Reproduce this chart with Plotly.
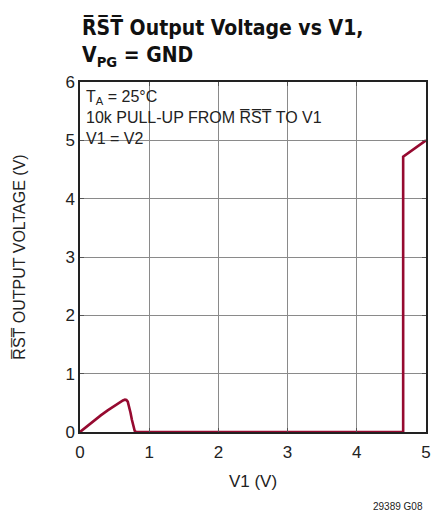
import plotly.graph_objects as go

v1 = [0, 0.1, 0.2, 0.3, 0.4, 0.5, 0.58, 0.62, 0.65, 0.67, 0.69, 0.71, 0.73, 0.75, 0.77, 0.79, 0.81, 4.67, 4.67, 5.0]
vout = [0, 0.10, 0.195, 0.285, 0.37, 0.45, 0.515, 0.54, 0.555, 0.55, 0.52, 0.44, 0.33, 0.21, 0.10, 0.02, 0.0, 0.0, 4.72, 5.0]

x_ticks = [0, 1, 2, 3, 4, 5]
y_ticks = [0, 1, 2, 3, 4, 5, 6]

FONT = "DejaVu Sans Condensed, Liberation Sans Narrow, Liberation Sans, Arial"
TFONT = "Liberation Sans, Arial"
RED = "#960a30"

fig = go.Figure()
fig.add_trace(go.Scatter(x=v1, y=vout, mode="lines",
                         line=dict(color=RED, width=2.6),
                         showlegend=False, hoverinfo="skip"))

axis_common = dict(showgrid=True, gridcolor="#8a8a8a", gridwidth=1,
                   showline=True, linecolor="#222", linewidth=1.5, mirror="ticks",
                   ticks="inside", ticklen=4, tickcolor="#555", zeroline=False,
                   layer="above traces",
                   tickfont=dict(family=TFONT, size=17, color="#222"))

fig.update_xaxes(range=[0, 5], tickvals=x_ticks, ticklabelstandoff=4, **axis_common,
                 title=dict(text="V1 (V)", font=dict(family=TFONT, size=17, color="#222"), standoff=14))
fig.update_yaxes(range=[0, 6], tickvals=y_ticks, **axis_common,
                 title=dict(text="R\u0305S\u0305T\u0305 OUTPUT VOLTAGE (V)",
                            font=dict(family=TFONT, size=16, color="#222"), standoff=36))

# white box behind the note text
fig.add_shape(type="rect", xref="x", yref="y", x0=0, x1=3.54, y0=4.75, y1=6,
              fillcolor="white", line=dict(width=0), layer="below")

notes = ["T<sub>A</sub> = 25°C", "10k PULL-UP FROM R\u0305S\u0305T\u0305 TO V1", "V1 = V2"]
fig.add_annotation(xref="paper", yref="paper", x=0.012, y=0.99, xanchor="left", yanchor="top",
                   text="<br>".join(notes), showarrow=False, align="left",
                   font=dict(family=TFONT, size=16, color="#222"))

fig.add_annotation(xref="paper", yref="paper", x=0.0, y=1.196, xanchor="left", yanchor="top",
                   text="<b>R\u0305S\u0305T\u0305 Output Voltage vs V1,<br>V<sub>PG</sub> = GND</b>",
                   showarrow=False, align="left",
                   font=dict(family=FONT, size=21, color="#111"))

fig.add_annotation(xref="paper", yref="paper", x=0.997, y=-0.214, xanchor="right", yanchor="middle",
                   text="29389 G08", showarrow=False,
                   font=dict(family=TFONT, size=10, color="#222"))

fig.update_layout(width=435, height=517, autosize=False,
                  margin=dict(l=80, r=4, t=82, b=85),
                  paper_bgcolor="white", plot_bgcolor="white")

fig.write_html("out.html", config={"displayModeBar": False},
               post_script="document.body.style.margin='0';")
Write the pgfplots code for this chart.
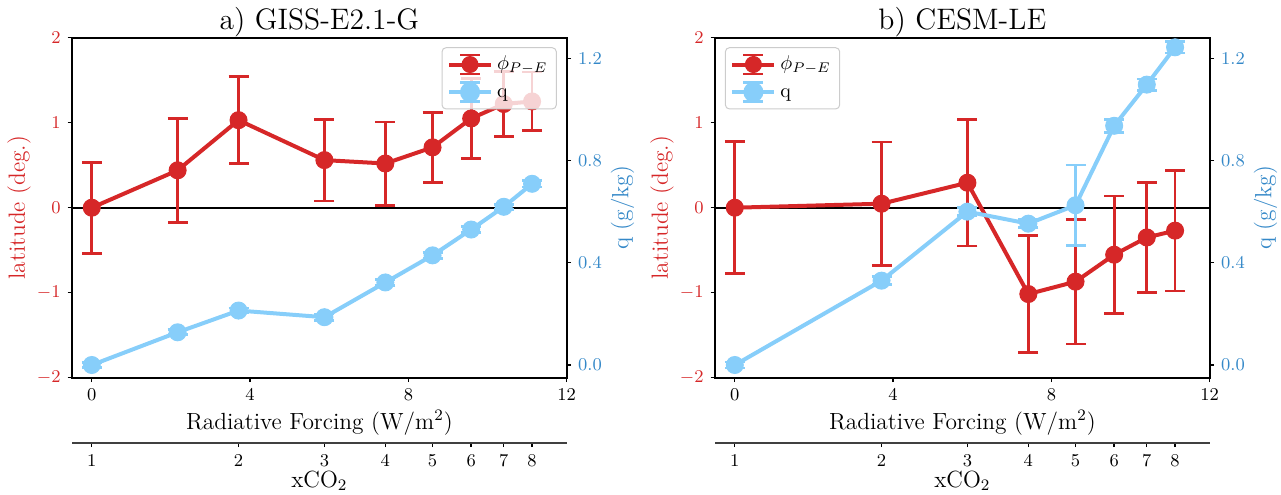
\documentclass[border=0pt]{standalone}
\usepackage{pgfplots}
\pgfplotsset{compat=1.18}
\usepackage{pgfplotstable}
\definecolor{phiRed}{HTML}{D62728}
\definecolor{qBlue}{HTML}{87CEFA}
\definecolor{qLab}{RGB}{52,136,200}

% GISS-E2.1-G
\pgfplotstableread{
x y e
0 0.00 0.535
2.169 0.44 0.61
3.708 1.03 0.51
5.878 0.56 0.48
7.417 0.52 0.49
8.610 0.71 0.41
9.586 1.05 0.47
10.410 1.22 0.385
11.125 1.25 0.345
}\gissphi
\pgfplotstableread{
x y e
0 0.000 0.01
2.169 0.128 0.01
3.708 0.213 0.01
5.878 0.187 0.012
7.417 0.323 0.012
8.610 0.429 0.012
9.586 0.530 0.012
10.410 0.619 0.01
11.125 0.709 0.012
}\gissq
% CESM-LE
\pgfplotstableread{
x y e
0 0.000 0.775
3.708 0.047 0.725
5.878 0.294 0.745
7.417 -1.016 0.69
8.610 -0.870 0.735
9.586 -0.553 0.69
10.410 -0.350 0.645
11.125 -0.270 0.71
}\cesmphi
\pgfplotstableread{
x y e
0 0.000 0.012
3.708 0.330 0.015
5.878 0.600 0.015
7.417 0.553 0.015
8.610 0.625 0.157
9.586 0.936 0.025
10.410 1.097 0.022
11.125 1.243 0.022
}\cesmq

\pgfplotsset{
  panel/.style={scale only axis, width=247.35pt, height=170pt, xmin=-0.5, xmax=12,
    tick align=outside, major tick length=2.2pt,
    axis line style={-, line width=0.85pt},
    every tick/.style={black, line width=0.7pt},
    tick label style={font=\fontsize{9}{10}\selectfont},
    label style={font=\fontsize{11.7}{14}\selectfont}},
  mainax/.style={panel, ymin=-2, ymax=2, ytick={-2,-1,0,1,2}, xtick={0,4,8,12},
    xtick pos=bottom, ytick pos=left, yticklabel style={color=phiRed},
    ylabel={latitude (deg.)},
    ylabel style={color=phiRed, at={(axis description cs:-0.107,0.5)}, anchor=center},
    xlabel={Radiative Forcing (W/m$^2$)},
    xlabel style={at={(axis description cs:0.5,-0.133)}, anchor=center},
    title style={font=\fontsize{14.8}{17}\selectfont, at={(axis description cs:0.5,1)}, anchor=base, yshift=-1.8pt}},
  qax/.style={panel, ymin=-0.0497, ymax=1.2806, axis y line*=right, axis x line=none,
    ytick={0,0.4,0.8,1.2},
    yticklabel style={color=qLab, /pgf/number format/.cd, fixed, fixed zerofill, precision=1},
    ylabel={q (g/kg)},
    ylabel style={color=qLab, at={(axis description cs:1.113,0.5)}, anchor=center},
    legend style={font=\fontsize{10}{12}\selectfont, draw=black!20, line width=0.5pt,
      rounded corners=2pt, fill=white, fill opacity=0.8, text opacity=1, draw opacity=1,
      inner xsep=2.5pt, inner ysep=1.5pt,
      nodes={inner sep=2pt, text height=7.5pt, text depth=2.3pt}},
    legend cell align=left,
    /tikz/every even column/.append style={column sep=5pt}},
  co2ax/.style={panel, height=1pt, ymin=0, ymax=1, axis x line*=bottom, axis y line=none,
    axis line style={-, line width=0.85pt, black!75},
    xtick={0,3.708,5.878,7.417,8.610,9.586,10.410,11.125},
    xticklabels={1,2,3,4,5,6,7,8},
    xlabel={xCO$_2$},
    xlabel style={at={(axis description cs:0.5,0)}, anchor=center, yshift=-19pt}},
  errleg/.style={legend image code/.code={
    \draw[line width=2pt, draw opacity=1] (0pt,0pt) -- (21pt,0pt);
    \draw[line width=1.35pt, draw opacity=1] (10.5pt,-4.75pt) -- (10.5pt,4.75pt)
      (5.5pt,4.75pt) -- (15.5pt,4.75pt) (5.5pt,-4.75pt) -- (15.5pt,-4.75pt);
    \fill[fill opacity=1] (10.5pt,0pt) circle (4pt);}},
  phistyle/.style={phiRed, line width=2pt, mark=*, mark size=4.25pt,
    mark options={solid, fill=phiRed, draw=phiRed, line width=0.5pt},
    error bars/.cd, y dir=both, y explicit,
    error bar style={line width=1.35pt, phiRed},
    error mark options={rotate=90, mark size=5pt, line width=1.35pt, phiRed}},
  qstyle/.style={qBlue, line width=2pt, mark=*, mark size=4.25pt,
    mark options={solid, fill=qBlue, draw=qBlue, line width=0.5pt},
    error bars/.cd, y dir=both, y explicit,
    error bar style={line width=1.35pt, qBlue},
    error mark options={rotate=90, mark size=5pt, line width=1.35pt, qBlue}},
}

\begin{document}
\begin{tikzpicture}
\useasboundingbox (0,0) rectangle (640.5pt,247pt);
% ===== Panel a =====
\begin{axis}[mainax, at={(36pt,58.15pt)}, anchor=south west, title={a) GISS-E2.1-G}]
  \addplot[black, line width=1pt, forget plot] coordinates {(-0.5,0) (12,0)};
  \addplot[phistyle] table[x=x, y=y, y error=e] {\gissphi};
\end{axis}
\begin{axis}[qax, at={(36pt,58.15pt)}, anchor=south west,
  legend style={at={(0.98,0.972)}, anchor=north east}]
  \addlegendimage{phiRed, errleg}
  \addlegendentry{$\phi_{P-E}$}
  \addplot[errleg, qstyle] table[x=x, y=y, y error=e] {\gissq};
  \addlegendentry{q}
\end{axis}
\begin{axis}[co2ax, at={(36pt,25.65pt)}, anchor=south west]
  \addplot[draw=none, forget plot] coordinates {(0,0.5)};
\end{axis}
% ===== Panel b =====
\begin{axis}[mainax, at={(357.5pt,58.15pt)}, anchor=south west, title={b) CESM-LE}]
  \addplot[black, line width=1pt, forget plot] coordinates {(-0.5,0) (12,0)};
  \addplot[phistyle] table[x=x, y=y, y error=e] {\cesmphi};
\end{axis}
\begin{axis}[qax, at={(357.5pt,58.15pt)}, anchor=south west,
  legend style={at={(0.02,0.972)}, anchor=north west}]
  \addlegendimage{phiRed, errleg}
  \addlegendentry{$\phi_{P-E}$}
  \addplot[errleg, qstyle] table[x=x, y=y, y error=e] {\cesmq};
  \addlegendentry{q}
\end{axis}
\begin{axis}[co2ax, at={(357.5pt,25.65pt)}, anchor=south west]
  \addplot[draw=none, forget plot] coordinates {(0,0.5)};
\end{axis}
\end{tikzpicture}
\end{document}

################

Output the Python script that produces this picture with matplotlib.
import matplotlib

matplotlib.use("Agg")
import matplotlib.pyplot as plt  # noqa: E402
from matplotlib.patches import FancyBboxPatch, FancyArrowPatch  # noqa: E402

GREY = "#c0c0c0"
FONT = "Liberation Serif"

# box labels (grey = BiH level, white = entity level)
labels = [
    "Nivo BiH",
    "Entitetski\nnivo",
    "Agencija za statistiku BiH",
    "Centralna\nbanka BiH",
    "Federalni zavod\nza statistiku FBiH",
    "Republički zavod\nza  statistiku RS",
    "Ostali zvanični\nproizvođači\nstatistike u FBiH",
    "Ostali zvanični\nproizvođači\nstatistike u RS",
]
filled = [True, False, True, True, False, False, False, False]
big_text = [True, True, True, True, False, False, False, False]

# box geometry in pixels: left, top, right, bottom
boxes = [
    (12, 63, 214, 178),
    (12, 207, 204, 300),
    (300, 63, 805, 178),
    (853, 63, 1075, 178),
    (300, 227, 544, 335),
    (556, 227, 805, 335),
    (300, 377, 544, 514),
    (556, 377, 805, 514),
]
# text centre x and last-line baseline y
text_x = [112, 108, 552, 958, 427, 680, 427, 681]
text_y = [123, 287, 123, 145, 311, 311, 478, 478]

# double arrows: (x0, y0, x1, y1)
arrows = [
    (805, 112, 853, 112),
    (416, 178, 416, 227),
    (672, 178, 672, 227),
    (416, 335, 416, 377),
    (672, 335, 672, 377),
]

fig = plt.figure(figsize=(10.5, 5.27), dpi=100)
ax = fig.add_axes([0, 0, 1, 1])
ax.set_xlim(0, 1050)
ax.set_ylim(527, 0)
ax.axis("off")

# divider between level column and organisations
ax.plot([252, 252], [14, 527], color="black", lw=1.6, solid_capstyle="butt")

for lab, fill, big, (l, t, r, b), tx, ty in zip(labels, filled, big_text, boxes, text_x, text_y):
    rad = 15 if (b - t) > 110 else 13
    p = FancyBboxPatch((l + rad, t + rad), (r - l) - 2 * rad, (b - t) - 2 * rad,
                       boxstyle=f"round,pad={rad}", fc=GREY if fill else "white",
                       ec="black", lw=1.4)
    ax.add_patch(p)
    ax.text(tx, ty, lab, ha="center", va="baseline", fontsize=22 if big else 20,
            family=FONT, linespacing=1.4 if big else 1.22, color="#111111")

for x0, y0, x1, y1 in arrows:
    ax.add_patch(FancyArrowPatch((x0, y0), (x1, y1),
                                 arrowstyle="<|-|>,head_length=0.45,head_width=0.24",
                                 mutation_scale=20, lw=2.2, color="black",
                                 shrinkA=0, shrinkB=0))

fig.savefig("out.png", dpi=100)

################

### AIM OF THE TASK:
Omit the pictures. Extract exactly the lines that begin with the one holding "Reproduce this chart with Plotly." and end with the one holding "0.0, 4.72, 5.0]", inclusive.

### REPLY:
Reproduce this chart with Plotly.
import plotly.graph_objects as go

v1 = [0, 0.1, 0.2, 0.3, 0.4, 0.5, 0.58, 0.62, 0.65, 0.67, 0.69, 0.71, 0.73, 0.75, 0.77, 0.79, 0.81, 4.67, 4.67, 5.0]
vout = [0, 0.10, 0.195, 0.285, 0.37, 0.45, 0.515, 0.54, 0.555, 0.55, 0.52, 0.44, 0.33, 0.21, 0.10, 0.02, 0.0, 0.0, 4.72, 5.0]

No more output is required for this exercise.